Comments and Discussion

3 Responses

  1. Unfortunately some of the same sales gimmicks and trickery that Satan’s demons use to tempt us off the narrow way are also foisted upon would-be followers of Christ. This, in my opinion posses a greater threat to Christ’s Church than the seductive lies of Satan. The whole Gospel of Truth must be preached and taught to the faithful or else they too are at risk of being mislead as well. For example: “ This particular lifestyle is blessed by God, even though it directly contradicts God’s word, because He made you like that.” Or, “Your role as a lay person is to merely show up on a regular basis for worship, prayer and monetary support. The “professional” ministers will do the “real” ministry of the Church.” Or, “Satan, demons, miracles, and supernatural Spirit Gifts aren’t real, but merely superstitious thoughts from a pre-scientific era.” Or, like you’ve implied, “ If only we can get the right political party in power, we could enforce our own perceived vision of the kingdom of God.” This last one applies to both conservative and progressive Christians. Lord have mercy.

  2. All humans worship:

    What directs your heart is what you worship. A heart directed by the mind worships intellect; a heart controlled by emotions worships feelings; a heart driven by desires worships pleasure; but a heart led by the Spirit worships God. To worship anything other than God is to be caught up in the devil’s deception called idolatry.
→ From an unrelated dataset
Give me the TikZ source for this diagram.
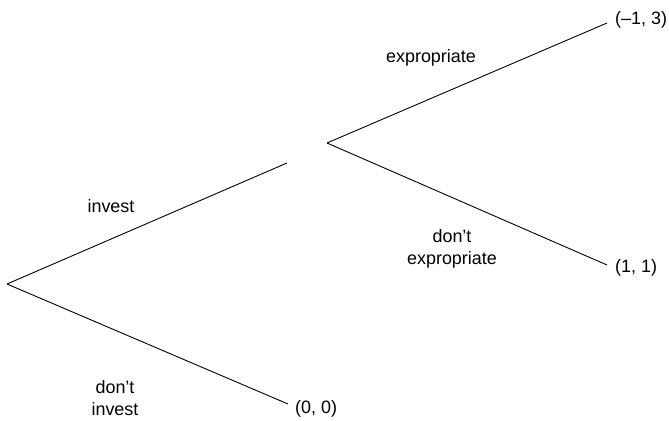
\documentclass[tikz,border=0pt]{standalone}
\usepackage{fontspec}
\setmainfont{Liberation Sans}
\usetikzlibrary{positioning}
\tikzset{
  branch/.style={line width=0.9bp, black},
  move/.style={font=\fontsize{18}{22}\selectfont, align=center},
  payoff/.style={font=\fontsize{18}{22}\selectfont, inner sep=0pt}
}
\begin{document}
\begin{tikzpicture}[x=1bp, y=1bp]
\useasboundingbox (0,0) rectangle (669,420);

 % decision points
\coordinate (root) at (7,136);
\coordinate (inv) at (287,257);
\coordinate (gov) at (327,277);
\coordinate (noinv) at (288,16);
\coordinate (exp) at (607,397);
\coordinate (noexp) at (607,155);

 % branches
\draw[branch] (root) -- (inv);
\draw[branch] (root) -- (noinv);
\draw[branch] (gov) -- (exp);
\draw[branch] (gov) -- (noexp);

 % payoffs
\node[payoff, right=7bp of noinv, yshift=-5bp] (p00) {(0, 0)};
\node[payoff, right=8bp of exp, yshift=3bp] (pm13) {(\textendash1, 3)};
\node[payoff, right=8bp of noexp, yshift=-3bp] (p11) {(1, 1)};

 % moves
\node[move] (invest) at (111,214) {invest};
\node[move] (dontinvest) at (115,22) {don’t\\invest};
\node[move] (expro) at (431,362) {expropriate};
\node[move] (dontexpro) at (452,171) {don’t\\expropriate};
\end{tikzpicture}
\end{document}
  3. “If” is a two-letter word with the greatest potential or the saddest regrets of missed opportunities. “If only I’d….”
    “If” sends good intentions to blame. “I was going to, if they had only….”
    “If” is not only a conjunction; it is a verb.
    “If” displays the evidence of your love for Christ.
    John 14:15
    “If you love me, you will keep my commandments.”
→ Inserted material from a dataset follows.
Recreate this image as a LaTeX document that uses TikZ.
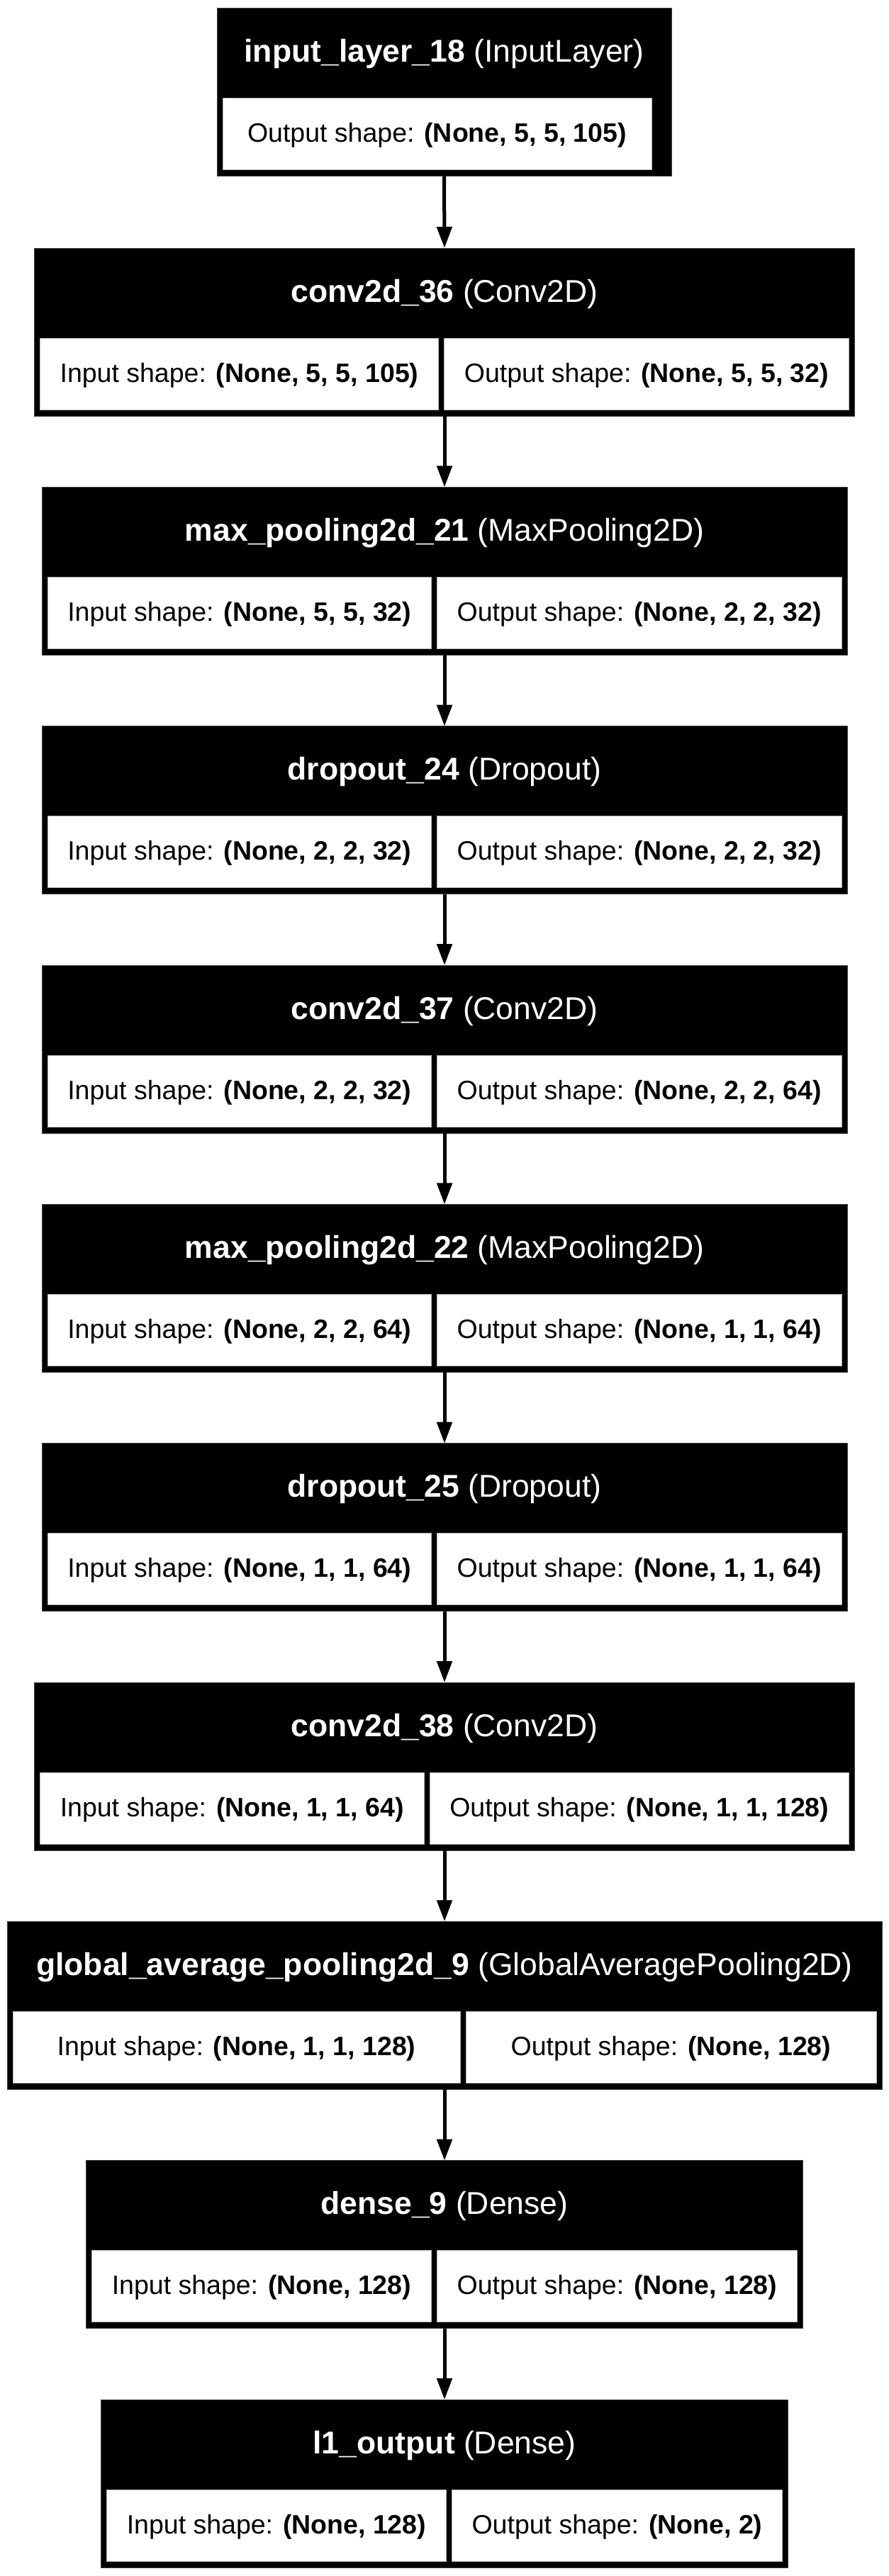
\documentclass[tikz,border=0pt]{standalone}
\usepackage{fontspec}
\setmainfont{Liberation Sans}
\usetikzlibrary{arrows.meta}
\tikzset{
  blk/.style={fill=black, draw=black!75, line width=1pt, inner sep=0pt, outer sep=0pt, anchor=north west},
  cellbox/.style={fill=white, draw=black!30, line width=1pt, inner sep=0pt, outer sep=0pt, anchor=north west, minimum height=101},
  hdr/.style={text=white, anchor=base, font=\fontsize{44.5}{50}\selectfont, inner sep=0pt},
  bodytxt/.style={text=black, anchor=base, font=\fontsize{37.5}{42}\selectfont, inner sep=0pt},
  conn/.style={line width=5pt, -{Triangle[length=30pt,width=21pt]}}
}
\newcommand{\twocell}[8]{%
  \node[blk, minimum width={#4-#3}, minimum height=237] (#1) at (#3,#2) {};
  \node[hdr] (#1h) at ({(#3+#4)/2},#2+76) {#6};
  \node[cellbox, minimum width={#5-#3-8}] (#1l) at (#3+8,#2+127) {};
  \node[cellbox, minimum width={#4-#5-16}] (#1r) at (#5+8,#2+127) {};
  \node[bodytxt] (#1lt) at ({(#3+8+#5)/2},#2+189) {#7};
  \node[bodytxt] (#1rt) at ({(#5+#4)/2},#2+189) {#8};
}
% #5 = right edge of the single white cell
\newcommand{\onecell}[7]{%
  \node[blk, minimum width={#4-#3}, minimum height=237] (#1) at (#3,#2) {};
  \node[hdr] (#1h) at ({(#3+#4)/2},#2+76) {#6};
  \node[cellbox, minimum width={#5-#3-8}] (#1c) at (#3+8,#2+127) {};
  \node[bodytxt] (#1ct) at ({(#3+8+#5)/2},#2+189) {#7};
}
\begin{document}
\begin{tikzpicture}[x=1pt,y=-1pt]
\useasboundingbox (0,0) rectangle (1253,3635);
\onecell{b1}{11.5}{306}{947}{919}{\textbf{input\_layer\_18} (InputLayer)}{Output shape: \textbf{(None, 5, 5, 105)}}
\twocell{b2}{350.0}{48.5}{1205.5}{618.5}{\textbf{conv2d\_36} (Conv2D)}{Input shape: \textbf{(None, 5, 5, 105)}}{Output shape: \textbf{(None, 5, 5, 32)}}
\twocell{b3}{687.4}{59}{1195}{608.5}{\textbf{max\_pooling2d\_21} (MaxPooling2D)}{Input shape: \textbf{(None, 5, 5, 32)}}{Output shape: \textbf{(None, 2, 2, 32)}}
\twocell{b4}{1024.7}{59}{1195}{608.5}{\textbf{dropout\_24} (Dropout)}{Input shape: \textbf{(None, 2, 2, 32)}}{Output shape: \textbf{(None, 2, 2, 32)}}
\twocell{b5}{1362.0}{59}{1195}{608.5}{\textbf{conv2d\_37} (Conv2D)}{Input shape: \textbf{(None, 2, 2, 32)}}{Output shape: \textbf{(None, 2, 2, 64)}}
\twocell{b6}{1699.4}{59}{1195}{608.5}{\textbf{max\_pooling2d\_22} (MaxPooling2D)}{Input shape: \textbf{(None, 2, 2, 64)}}{Output shape: \textbf{(None, 1, 1, 64)}}
\twocell{b7}{2036.7}{59}{1195}{608.5}{\textbf{dropout\_25} (Dropout)}{Input shape: \textbf{(None, 1, 1, 64)}}{Output shape: \textbf{(None, 1, 1, 64)}}
\twocell{b8}{2374.0}{48.5}{1205.5}{598}{\textbf{conv2d\_38} (Conv2D)}{Input shape: \textbf{(None, 1, 1, 64)}}{Output shape: \textbf{(None, 1, 1, 128)}}
\twocell{b9}{2711.3}{10}{1244}{649}{\textbf{global\_average\_pooling2d\_9} (GlobalAveragePooling2D)}{Input shape: \textbf{(None, 1, 1, 128)}}{Output shape: \textbf{(None, 128)}}
\twocell{b10}{3048.7}{121.5}{1132.5}{608.5}{\textbf{dense\_9} (Dense)}{Input shape: \textbf{(None, 128)}}{Output shape: \textbf{(None, 128)}}
\twocell{b11}{3386.0}{142.5}{1111.5}{629.5}{\textbf{l1\_output} (Dense)}{Input shape: \textbf{(None, 128)}}{Output shape: \textbf{(None, 2)}}
\draw[conn] (b1.south) -- (b2.north);
\draw[conn] (b2.south) -- (b3.north);
\draw[conn] (b3.south) -- (b4.north);
\draw[conn] (b4.south) -- (b5.north);
\draw[conn] (b5.south) -- (b6.north);
\draw[conn] (b6.south) -- (b7.north);
\draw[conn] (b7.south) -- (b8.north);
\draw[conn] (b8.south) -- (b9.north);
\draw[conn] (b9.south) -- (b10.north);
\draw[conn] (b10.south) -- (b11.north);
\end{tikzpicture}
\end{document}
    We can say all day that we love Jesus. We say it after prayer, in the beginning, and sometimes we admit it to others or quietly to ourselves. All that is good if it comes from the heart and not a personal prosperity pulpit. Yet, if (there’s that word again) you love me, Jesus said, this is the evidence of that love:
    Deuteronomy 6:5
    You shall love the Lord your God with all your heart and with all your soul and with all your might.
    Matthew 22:39
    And a second is like it: You shall love your neighbor as yourself.

    And so we wouldn’t be confused about the grumpy neighbor. He added-
    Luke 6:27
    “But I say to you who hear, Love your enemies, do good to those who hate you,

    Now, “if,” we say we do these things, how do others know?

    Matthew 25:43:25
    I was a stranger and you did not welcome me, naked and you did not clothe me, sick and in prison and you did not visit me.’ 44 Then they also will answer, saying, ‘Lord, when did we see you hungry or thirsty or a stranger or naked or sick or in prison, and did not minister to you?’ 45 Then he will answer them, saying, ‘Truly, I say to you, as you did not do it to one of the least of these, you did not do it to me.’

    This is how Jesus wants to be loved and the affirmation that we do.